Binance made sure to quell the public’s fear, reassuring Binancers that user’s funds would not be affected. The company will “pull an FDIC” and use its secure asset fund to replace the losses. The exchange has since blocked any deposits or withdrawals until a full security investigation can be conducted.
It’s worth noting that at the time of writing BTC is trading at a 6 month high of just over $6k.
Bottom line: “Hackers need to stop taking the phrase ‘shut up and take my money’ so literally.” – Jason
IN OTHER NEWS
- Walmart is taking the fight against death by cigarette into its own hands. That or Wally World is taking threats from the FDA seriously. Either way, the giant retailer is raising the minimum age required to purchase tobacco products to 21. Pressure has been mounting from regulators to curb sales of tobacco and nicotine, including Juul to minors. Walmart informed the FDA that it will go as far as removing all fruit and dessert flavors from its selection of e-cigarettes. In other news, the market for fake IDs has all but dried up.
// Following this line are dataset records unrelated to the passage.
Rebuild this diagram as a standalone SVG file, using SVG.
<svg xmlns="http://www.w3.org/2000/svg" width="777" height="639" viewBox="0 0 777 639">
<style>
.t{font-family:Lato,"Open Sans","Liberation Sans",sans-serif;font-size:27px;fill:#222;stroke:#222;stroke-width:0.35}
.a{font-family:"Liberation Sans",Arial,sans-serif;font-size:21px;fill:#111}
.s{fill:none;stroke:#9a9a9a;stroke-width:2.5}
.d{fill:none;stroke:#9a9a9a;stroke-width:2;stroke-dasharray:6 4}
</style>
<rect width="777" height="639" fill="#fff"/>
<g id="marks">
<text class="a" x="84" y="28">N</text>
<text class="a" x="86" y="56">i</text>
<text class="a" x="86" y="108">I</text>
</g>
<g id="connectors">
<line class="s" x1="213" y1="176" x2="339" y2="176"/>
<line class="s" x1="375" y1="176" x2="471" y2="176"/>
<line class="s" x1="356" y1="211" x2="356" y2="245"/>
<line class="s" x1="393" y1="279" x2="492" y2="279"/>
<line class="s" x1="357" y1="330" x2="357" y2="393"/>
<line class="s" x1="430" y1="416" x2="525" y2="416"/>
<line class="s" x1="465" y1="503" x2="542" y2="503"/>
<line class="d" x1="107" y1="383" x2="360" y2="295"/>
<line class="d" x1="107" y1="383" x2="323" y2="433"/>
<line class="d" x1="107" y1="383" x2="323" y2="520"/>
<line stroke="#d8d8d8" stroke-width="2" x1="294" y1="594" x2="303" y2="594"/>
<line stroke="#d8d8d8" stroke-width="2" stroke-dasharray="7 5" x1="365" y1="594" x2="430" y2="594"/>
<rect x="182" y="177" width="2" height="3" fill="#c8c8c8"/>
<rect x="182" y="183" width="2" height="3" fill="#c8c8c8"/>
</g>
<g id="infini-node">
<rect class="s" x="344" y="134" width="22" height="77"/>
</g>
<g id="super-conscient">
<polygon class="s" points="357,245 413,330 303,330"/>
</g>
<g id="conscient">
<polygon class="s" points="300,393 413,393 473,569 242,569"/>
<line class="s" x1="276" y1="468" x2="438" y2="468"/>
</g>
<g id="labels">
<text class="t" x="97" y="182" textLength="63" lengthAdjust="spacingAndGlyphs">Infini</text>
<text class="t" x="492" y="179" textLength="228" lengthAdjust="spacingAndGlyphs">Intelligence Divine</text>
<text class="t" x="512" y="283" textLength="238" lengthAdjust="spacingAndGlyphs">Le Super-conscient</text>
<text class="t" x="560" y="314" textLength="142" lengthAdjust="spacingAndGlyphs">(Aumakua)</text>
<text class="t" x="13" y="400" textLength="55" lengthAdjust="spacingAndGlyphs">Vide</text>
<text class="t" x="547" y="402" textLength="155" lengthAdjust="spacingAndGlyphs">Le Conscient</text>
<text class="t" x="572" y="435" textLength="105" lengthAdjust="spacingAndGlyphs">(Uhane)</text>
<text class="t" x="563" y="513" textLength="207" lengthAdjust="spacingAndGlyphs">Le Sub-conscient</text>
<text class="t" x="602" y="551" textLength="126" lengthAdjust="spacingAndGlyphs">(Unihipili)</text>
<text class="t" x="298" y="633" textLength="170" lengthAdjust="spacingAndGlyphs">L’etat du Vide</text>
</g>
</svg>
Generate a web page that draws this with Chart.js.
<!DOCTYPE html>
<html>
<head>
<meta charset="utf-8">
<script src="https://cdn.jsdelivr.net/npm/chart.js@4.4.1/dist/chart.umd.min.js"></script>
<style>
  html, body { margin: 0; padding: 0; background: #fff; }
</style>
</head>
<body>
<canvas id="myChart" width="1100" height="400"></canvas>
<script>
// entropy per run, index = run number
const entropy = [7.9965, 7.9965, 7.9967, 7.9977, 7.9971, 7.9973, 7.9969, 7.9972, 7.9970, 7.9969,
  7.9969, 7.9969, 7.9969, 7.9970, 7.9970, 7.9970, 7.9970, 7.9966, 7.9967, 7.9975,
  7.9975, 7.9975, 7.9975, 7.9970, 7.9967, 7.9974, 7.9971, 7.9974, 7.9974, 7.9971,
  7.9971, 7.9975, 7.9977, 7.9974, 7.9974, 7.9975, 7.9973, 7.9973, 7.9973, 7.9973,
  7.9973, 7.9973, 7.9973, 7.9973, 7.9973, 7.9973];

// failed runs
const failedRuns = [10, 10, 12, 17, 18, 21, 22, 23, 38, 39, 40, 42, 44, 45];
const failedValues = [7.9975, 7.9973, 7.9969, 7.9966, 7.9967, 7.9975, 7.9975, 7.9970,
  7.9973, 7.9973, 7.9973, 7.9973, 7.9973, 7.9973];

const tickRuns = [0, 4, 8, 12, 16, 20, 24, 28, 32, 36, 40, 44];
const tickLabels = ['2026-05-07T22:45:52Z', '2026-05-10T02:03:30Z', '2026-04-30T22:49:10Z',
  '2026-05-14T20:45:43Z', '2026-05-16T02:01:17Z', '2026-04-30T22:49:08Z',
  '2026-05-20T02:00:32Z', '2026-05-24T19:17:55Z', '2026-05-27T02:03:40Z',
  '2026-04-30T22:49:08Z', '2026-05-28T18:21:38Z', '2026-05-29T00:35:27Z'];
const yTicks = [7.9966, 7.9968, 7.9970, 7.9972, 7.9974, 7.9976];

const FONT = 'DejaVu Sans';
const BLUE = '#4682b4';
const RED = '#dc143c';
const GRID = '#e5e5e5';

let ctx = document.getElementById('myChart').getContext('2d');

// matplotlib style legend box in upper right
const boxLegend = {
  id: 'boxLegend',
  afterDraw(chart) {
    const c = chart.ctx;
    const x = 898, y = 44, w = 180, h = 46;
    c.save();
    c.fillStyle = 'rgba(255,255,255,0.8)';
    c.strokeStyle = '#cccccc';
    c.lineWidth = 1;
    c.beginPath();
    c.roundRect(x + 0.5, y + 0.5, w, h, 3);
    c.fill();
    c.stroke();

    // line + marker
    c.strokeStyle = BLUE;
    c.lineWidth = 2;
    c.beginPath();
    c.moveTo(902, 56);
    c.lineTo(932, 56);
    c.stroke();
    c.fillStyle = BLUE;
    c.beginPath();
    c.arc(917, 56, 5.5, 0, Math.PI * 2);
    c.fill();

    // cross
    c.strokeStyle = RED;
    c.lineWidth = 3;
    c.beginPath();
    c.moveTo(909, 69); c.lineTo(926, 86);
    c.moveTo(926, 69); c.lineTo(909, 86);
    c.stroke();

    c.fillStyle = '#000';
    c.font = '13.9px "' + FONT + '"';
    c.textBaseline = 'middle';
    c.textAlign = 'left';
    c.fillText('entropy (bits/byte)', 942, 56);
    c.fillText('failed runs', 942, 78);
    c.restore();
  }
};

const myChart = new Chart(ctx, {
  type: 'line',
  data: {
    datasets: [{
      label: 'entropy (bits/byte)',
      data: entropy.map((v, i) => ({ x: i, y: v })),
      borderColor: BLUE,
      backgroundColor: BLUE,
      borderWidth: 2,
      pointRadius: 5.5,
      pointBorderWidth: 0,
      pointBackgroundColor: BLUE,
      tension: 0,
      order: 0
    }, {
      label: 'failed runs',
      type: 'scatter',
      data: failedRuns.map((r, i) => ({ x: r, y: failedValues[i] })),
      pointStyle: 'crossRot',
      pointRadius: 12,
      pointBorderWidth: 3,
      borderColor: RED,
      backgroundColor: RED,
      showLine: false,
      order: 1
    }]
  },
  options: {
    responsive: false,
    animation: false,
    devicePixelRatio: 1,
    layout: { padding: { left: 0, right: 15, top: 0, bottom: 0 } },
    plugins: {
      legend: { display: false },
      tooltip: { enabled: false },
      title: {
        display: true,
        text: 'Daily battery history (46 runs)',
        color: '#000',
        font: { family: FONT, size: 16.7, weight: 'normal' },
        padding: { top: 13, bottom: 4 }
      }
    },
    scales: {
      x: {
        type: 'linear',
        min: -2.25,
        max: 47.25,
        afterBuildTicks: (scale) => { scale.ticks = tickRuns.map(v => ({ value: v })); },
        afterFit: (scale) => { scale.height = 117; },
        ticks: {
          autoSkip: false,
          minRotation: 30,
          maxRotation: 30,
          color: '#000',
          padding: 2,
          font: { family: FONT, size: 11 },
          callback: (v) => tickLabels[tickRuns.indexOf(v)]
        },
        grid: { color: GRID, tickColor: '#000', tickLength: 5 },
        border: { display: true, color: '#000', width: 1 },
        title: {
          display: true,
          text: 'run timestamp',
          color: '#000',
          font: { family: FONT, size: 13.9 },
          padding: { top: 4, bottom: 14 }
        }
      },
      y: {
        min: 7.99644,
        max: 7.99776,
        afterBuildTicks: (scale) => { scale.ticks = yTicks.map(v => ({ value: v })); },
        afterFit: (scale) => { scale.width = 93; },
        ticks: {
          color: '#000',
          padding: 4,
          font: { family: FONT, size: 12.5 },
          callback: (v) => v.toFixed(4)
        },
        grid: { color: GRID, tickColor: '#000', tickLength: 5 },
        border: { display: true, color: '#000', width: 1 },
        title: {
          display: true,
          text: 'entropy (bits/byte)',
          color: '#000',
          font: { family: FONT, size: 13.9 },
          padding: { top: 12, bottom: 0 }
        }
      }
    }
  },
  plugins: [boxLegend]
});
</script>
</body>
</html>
- Don’t call it a comeback. Print newspaper is dying and everybody knows it, but don’t tell the New York Times. The company added 223k subscribers on its digital platform during Q1 of 2019. The goal for the company is to reach 10M subscribers by 2025, or at least before print newspapers physically stop being produced. NYT also announced a $30.9M net income, up 38% from the same time last year. The increase in paid subscribers was actually less than the 265k added in Q4 2018.
- Disney released its earnings including Fox for the first time. The company posted $14.92B in revenue during the quarter compared to estimates of $14.55B. Large investments in ESPN+, Disney+, and the consolidation of Hulu resulted in operating losses but those investments helped the direct to consumer business grow 15% YoY to $955M. Now that the Fox deal is done, it appears that Disney is prepared to make it rain profits. The stock is already up 22% this year.
- Imagine if instead of tricking you into grabbing drinks, your friend who works at Northwestern Mutual sent you a link to take a quiz about your daily routine. That’s what Health IQ Insurance Services does, and investors seem to like the idea. The Silicon Valley company raised $55M in its latest funding round, bringing the total to $140M. The company works specifically with insurers to identify runners, cyclists, and other health-conscious individuals who typically live longer and offers them discounted rates. So far Health IQ has assisted in underwriting $21B of coverage.